2. Reassure children that they are safe and (if true) so are the other important adults in their lives. Point out factors that help ensure their immediate safety and that of their community. Stay close to your children. Your physical presence will reassure them and give you the opportunity to monitor their reaction. Give plenty of hugs. Let them sit close to you
and at bedtime reassure them that they are loved and safe.
3. Remind them that trustworthy people are in charge. Explain that emergency workers, police, firefighters, doctors, and the military are helping people who are hurt and are working to ensure that no further tragedies occur.
4. Let children know that it is okay to feel upset. Explain that all feelings are okay when a tragedy like this occurs. Let
them express their feelings and help put them into perspective. Even anger is okay, but children may need help from adults to assist them in expressing these feelings appropriately
5. Observe children's emotional state. Depending on their age, children may not express their concerns verbally. Changes in behavior, appetite, and sleep patterns can indicate grief, anxiety or discomfort. There is no right or wrong way to feel or express
grief. Children who have had a past traumatic experience or personal loss, suffer from depression or other mental illness, or with special needs may be at greater risk for severe reactions. Seek the help of a mental health professional if you are concerned.
6.Tell children the truth. Don't try to pretend the event has not occurred or that it is not serious. Children are smart. They will be more worried if they think you are too afraid to tell them what is happening.
7. Stick to the facts. Focus on the basics, and avoid sharing unnecessary details. Limit your child's television viewing of these events. If they must watch, watch with them for a brief time. Don't sit mesmerized re-watching the same events over and over again.
8. Keep your explanations developmentally appropriate. Early elementary school children need brief, simple information that should be balanced with reassurances that the daily structures of their lives will not change. Get down to your child's eye level. Speak in a calm and gentle voice using words your child understands. Explain what happened and how it might affect your child. For example, after a storm you might say that a tree fell on electrical wires and now the lights don't work. Share steps that are being taken to keep your child safe. Give plenty of hugs.
Upper elementary and early middle school children will be more vocal in asking questions about whether they truly are safe and what is being done at their school. They may need assistance separating reality from fantasy. Children in this age range might have more questions about whether they're truly safe. They might also need help separating fantasy from reality.

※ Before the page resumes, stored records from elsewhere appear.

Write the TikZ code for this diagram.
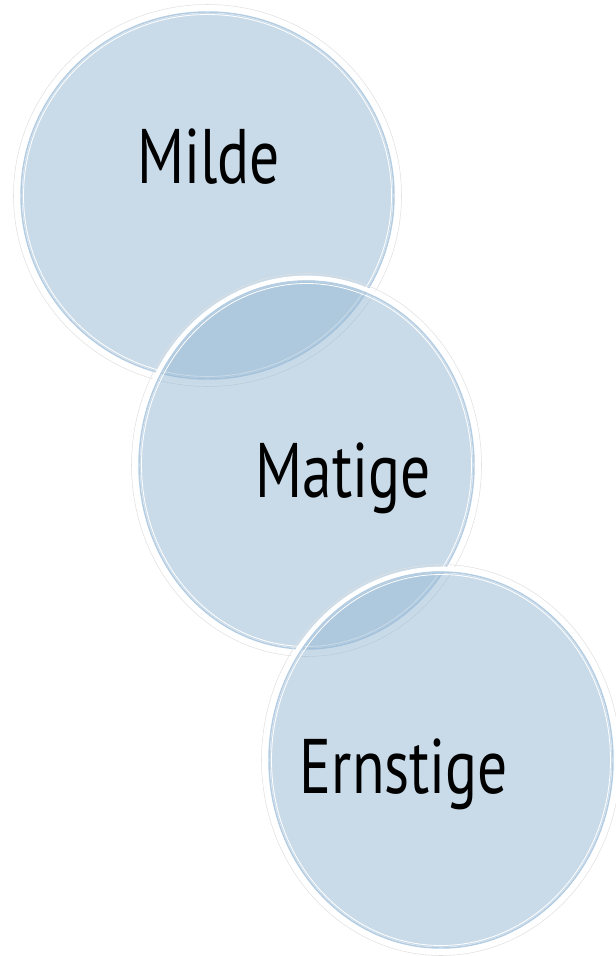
\documentclass[tikz,border=0pt]{standalone}
\usepackage{fontspec}
\newfontfamily\labelfont[FakeStretch=0.77]{PT Sans}
\definecolor{bubbleblue}{RGB}{147,183,211}
\definecolor{rimblue}{RGB}{180,205,226}
\tikzset{
  bubblefill/.style={fill=bubbleblue, fill opacity=0.5, draw=none},
  rimline/.style={draw=rimblue, line width=1.1pt},
  rimwhite/.style={draw=white, line width=0.6pt},
  rimband/.style={draw=white, line width=3.6pt},
  rimshade/.style={draw=black!12, line width=0.4pt},
  bubbletext/.style={anchor=base, inner sep=0.75pt, font=\labelfont\fontsize{58}{60}\selectfont}
}
\begin{document}
\begin{tikzpicture}[x=0.75pt,y=0.75pt,yscale=-1,xscale=1]
\useasboundingbox (0,0) rectangle (616,956);
\coordinate (c1) at (207.5,195.5);
\coordinate (c2) at (306.5,465);
\coordinate (c3) at (441,760);
% Milde circle
\fill[bubblefill] (c1) ellipse [x radius=185.5, y radius=182.5];
\draw[rimshade] (c1) ellipse [x radius=194, y radius=191];
\draw[rimband] (c1) ellipse [x radius=189.5, y radius=186.5];
\draw[rimline] (c1) ellipse [x radius=186.5, y radius=183.5];
\draw[rimwhite] (c1) ellipse [x radius=184, y radius=181];
% Matige circle
\fill[bubblefill] (c2) ellipse [x radius=166.5, y radius=183];
\draw[rimshade] (c2) ellipse [x radius=175, y radius=191.5];
\draw[rimband] (c2) ellipse [x radius=170.5, y radius=187];
\draw[rimline] (c2) ellipse [x radius=167.5, y radius=184];
\draw[rimwhite] (c2) ellipse [x radius=165, y radius=181.5];
% Ernstige circle
\fill[bubblefill] (c3) ellipse [x radius=171, y radius=187];
\draw[rimshade] (c3) ellipse [x radius=179.5, y radius=195.5];
\draw[rimband] (c3) ellipse [x radius=175, y radius=191];
\draw[rimline] (c3) ellipse [x radius=172, y radius=188];
\draw[rimwhite] (c3) ellipse [x radius=169.5, y radius=185.5];
% Text Node
\node (milde) at (208.5,183) [bubbletext] {Milde};
% Text Node
\node (matige) at (343,497) [bubbletext] {Matige};
% Text Node
\node (ernstige) at (404,793) [bubbletext] {Ernstige};
\end{tikzpicture}
\end{document}
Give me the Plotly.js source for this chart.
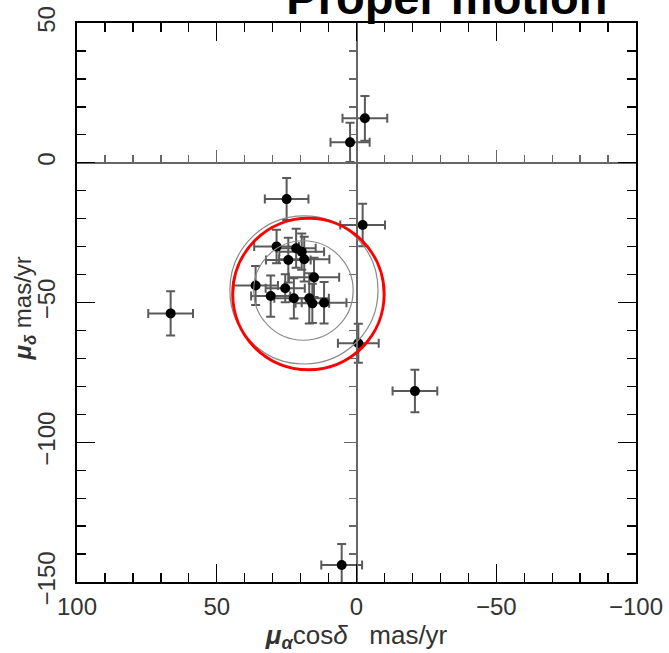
<!DOCTYPE html>
<html>
<head>
<meta charset="utf-8">
<script src="https://cdn.plot.ly/plotly-3.0.1.min.js"></script>
<style>html,body{margin:0;padding:0;background:#fff;}#chart{width:669px;height:653px;}</style>
</head>
<body>
<div id="chart"></div>
<script>
// Proper motion measurements (mas/yr)
const pmRA   = [2.3, -3.0, 25.0, -2.2, 28.6, 21.6, 19.6, 24.4, 18.7, 15.2, 36.1, 25.5, 30.7, 22.4, 16.9, 15.8, 11.6, -0.65, 66.5, -20.9, 5.3];
const pmDec  = [7.3, 15.9, -13.0, -22.3, -30.0, -30.6, -31.8, -34.8, -34.5, -41.0, -43.9, -44.9, -47.7, -48.5, -48.5, -50.3, -50.1, -64.6, -53.9, -81.7, -143.9];
const errRA  = [7, 8, 7.8, 8, 8, 7, 8, 8, 9, 9, 8, 7, 7, 7, 7, 6, 8, 7.3, 8, 8, 7.3];
const errDec = [7, 8, 7.5, 7.6, 6, 7, 6.5, 8, 8, 7, 7, 5, 7.4, 7.2, 9, 7, 7.4, 7, 7.9, 7.6, 7.5];

// Circles (centre and radius, mas/yr)
const circleCx = [18.8, 19.0, 17.2];
const circleCy = [-45.5, -45.7, -47.0];
const circleR  = [26.5, 17.8, 27.1];
const circleColor = ['#8a8a8a', '#8a8a8a', '#ff0000'];
const circleWidth = [1.2, 1.2, 3];

const xTickVals = [100, 50, 0, -50, -100];
const yTickVals = [50, 0, -50, -100, -150];

const FONT = 'Liberation Sans, Arial, sans-serif';

const traces = [
  {
    type: 'scatter', mode: 'markers',
    x: pmRA, y: pmDec,
    marker: {color: '#000', size: 10},
    error_x: {type: 'data', array: errRA, visible: true, color: '#5a5a5a', thickness: 2, width: 4.5},
    error_y: {type: 'data', array: errDec, visible: true, color: '#5a5a5a', thickness: 2, width: 4.5},
    showlegend: false, hoverinfo: 'x+y'
  },
  {type: 'scatter', x: [], y: [], xaxis: 'x2', yaxis: 'y2', showlegend: false}
];

const shapes = circleCx.map((cx, i) => ({
  type: 'circle', xref: 'x', yref: 'y',
  x0: cx - circleR[i], x1: cx + circleR[i],
  y0: circleCy[i] - circleR[i], y1: circleCy[i] + circleR[i],
  line: {color: circleColor[i], width: circleWidth[i]},
  layer: 'above'
}));

const frameAxis = {
  showline: true, linecolor: '#000', linewidth: 2, mirror: 'allticks',
  ticks: 'inside', ticklen: 18, tickwidth: 1.3, tickcolor: '#000',
  minor: {ticks: 'inside', dtick: 10, ticklen: 9, tickwidth: 1.3, tickcolor: '#000', showgrid: false},
  showgrid: false, zeroline: false,
  tickfont: {family: FONT, size: 24, color: '#333'}
};

const layout = {
  width: 669, height: 653,
  margin: {l: 77, r: 33, t: 23, b: 71, autoexpand: false},
  paper_bgcolor: '#fff', plot_bgcolor: '#fff',
  title: {
    text: '<b>Proper motion</b>',
    font: {family: FONT, size: 47, color: '#000'},
    x: 0.668, xanchor: 'center', xref: 'container',
    y: 0.979, yanchor: 'bottom', yref: 'container'
  },
  xaxis: Object.assign({}, frameAxis, {
    range: [100, -100], tickvals: xTickVals, ticktext: xTickVals.map(v => v < 0 ? '\u2212' + Math.abs(v) : String(v)),
    ticklabelstandoff: 2,
    title: {text: '<b><i>\u03bc</i></b><sub><b><i>\u03b1</i></b></sub>cos<i>\u03b4</i>&nbsp;&nbsp;&nbsp;mas/yr',
            font: {family: FONT, size: 26, color: '#333'}, standoff: 9}
  }),
  yaxis: Object.assign({}, frameAxis, {
    range: [-150, 50], tickvals: yTickVals, ticktext: yTickVals.map(v => v < 0 ? '\u2212' + Math.abs(v) : String(v)),
    tickangle: -90, ticklabelstandoff: 10
  }),
  xaxis2: {
    overlaying: 'x', anchor: 'free', position: 0.75, side: 'bottom',
    range: [100, -100], dtick: 50, tick0: 0,
    showline: true, linecolor: '#666', linewidth: 2,
    ticks: 'inside', ticklen: 12, tickwidth: 1.3, tickcolor: '#666',
    minor: {ticks: 'inside', dtick: 10, ticklen: 7, tickwidth: 1.3, tickcolor: '#666', showgrid: false},
    showticklabels: false, showgrid: false, zeroline: false
  },
  yaxis2: {
    overlaying: 'y', anchor: 'free', position: 0.5, side: 'right',
    range: [-150, 50], dtick: 50, tick0: 0,
    showline: true, linecolor: '#666', linewidth: 2,
    ticks: 'inside', ticklen: 12, tickwidth: 1.3, tickcolor: '#666',
    minor: {ticks: 'inside', dtick: 10, ticklen: 7, tickwidth: 1.3, tickcolor: '#666', showgrid: false},
    showticklabels: false, showgrid: false, zeroline: false
  },
  shapes: shapes,
  annotations: [{
    text: '<b><i>\u03bc</i></b><sub><b><i>\u03b4</i></b></sub>&nbsp;mas/yr',
    xref: 'paper', yref: 'paper', x: -0.094, y: 0.49,
    xanchor: 'center', yanchor: 'middle', textangle: -90, showarrow: false,
    font: {family: FONT, size: 24, color: '#333'}
  }]
};

Plotly.newPlot('chart', traces, layout, {displayModeBar: false, staticPlot: true});
</script>
</body>
</html>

Upper middle school and high school children will have strong and varying opinions about the causes of violence and threats to safety in schools and society. They will share concrete suggestions about how to make school safer and how to prevent tragedies in society. They will be more committed to doing something to help the victims and affected community. Older children will want more information about the tragedy and recovery efforts. Help children/teens understand that “acting out” behaviors are a dangerous way to express strong feelings. Examples of acting out include intentionally cutting oneself, driving recklessly, engaging in unprotected sex, and abusing drugs or alcohol. You can say something like, “Many children and adults feel out of control and angry right now. They might even think drinking or taking drugs will help somehow. It's very normal to feel that way- but it's not a good idea to act on it.” Talk with children about other ways of coping with (distraction, exercise, writing in a journal, spending time with others). Be a good listener!
9. Maintain a “normal” routine. To the extent possible stick to your family's normal routine for dinner, homework, chores, bedtime, etc., but don't be inflexible. Children may have a hard time concentrating on schoolwork k or falling asleep at night. Spend extra time reading or playing quiet games before bed. These are calming, foster a sense of closeness and security, and reinforce a sense of normalcy. Spend more time tucking them in. Let them sleep with a light on if they ask for it.
10. Be a model for your children and monitor your own behavior and stress level. Don't ignore your own feelings of anxiety, grief, and anger. Talking to friends, family members, religious leaders, and mental health counselors can help. It is okay to let your children know that you are sad, but that you believe things will get better. You will be better able to support your children if you can express your own emotions in a productive manner.